The hospital then sent Alison a copy of a report into her misdiagnosis revealing that the hospital had been aware of her misdiagnosis since February 2013 but she had not been told.

“Had Alison not pursued the questioning that she was determined to find out about, there is absolutely no way she would ever have learned that were was a mistake on the part of this hospital,” said Rachael Liston, Alison’s solicitor.

The 27 page review confirms that when Alison re-presented in 2012 with a lump on her neck, the hospital reviewed her original pathology slides, which revealed they had actually shown invasive breast cancer – but this cancer had been missed by the pathologist.

But the hospital report reviewing Alison’s care concluded “the error, in either not identifying the small focus or not appreciating that it was in fact invasive rather than in situ carcinoma, was an error that could have been made by any competent pathologist.” And so “... should be characterised as a sporadic human error and did not represent incompetence on the part of the original reporting pathologist.”

St James's Hospital subsequently reviewed a portion of the pathologist’s case load. In all the doctor had analysed over 300 breast cases in 2010 – the year of Alison’s misdiagnosis.

The review looked at every 10th case, as well as a further 9 DCIS cases – that is cases with a pre-cancerous diagnosis similar to Alison’s.

Of the 39 cases reviewed by the hospital, two were found to have been misdiagnosed - including Alison's and another unidentified patient.

Both cases came from the DCIS category only, meaning the pathologist had misdiagnosed two out of nine cases – an error rating in excess of accepted international pathology norms.

As part of a successful legal action taken by Alison against the hospital her case was examined by a number of UK experts – including Professor Ian Ellis, a leading consultant pathologist based at Nottingham City Hospital.

Prof Ellis: “It sounds very small, two out of 39 but these are very, very fundamental and serious errors so they are red flag type of errors.

"And so in my opinion that is of concern. The number of breast cases that he had looked at were a few hundred, that’s not a huge number of cases and certainly if I was asked my opinion on what to do I would recommend a review of all the cases.”

St James's Hospital decided a full review of all breast cases examined by the pathologist was not required.

The pathologist did not work on breast cases alone and during his time at the hospital he analysed specimens on almost 2,700 cases including other specialities.

His performance in these areas has never been examined.

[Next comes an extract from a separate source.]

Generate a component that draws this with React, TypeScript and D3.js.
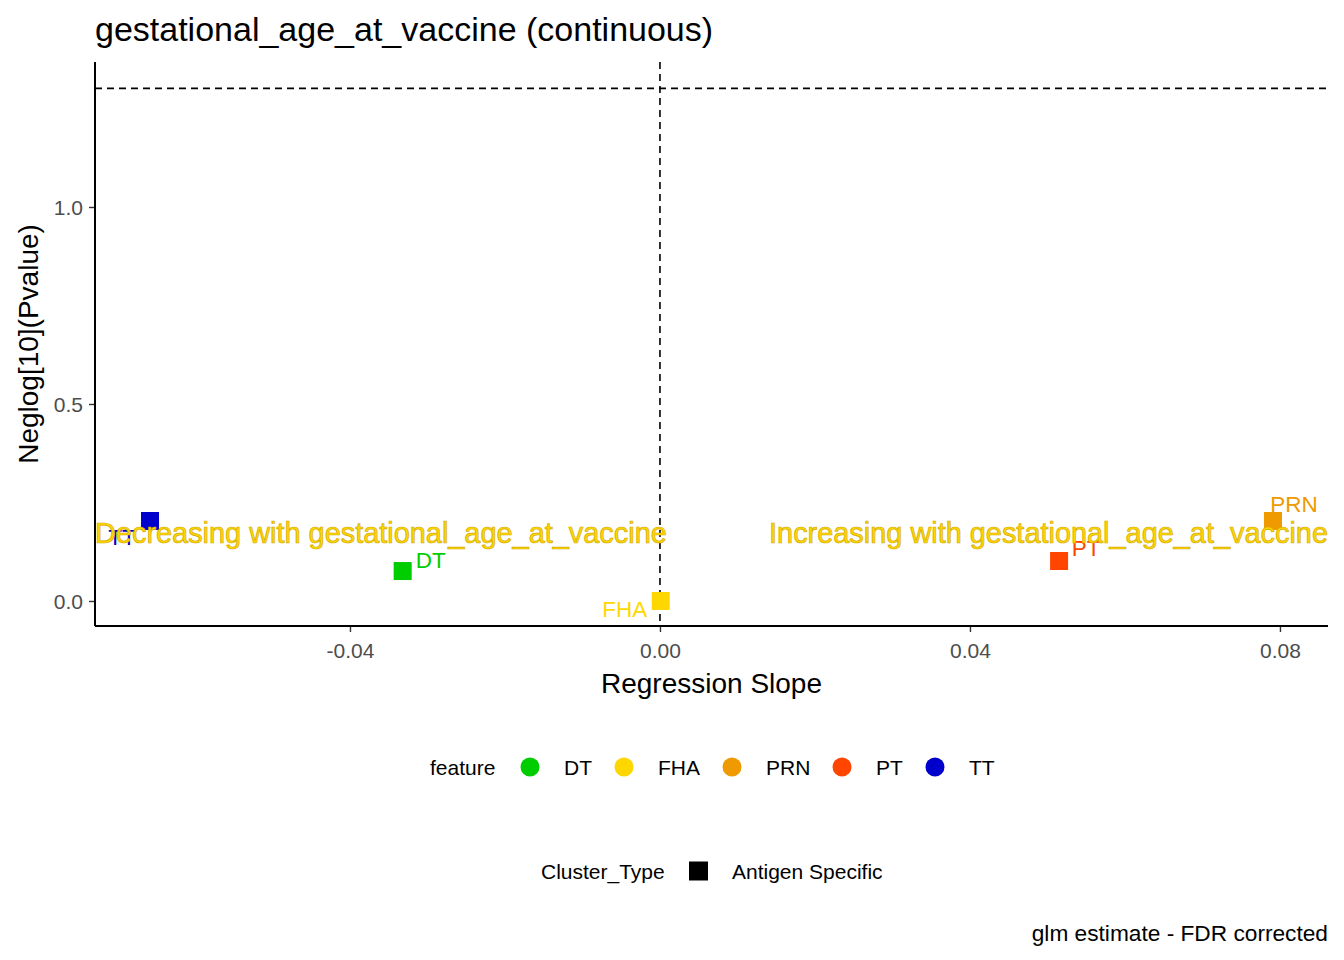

In a statement to RTÉ Investigates St James's Hospital said it "treated the review of her case, which was completed in February 2013 as part of the overall review and shared it with the patient together with other related documents in November 2013 when the review was complete."

The hospital also said it "fully acknowledges that the missed diagnosis error occurred. For this the hospital was and remains unequivocally sorry."

Despite repeated requests from RTÉ Investigates, St James hospital failed to confirm that the second patient has been informed that she was misdiagnosed.

In a statement the hospital said “St. James’s Hospital can confirm that all relevant elements of the patients care were discussed with her at the time of diagnosis and eight years later the patient remains in normal active clinical review.”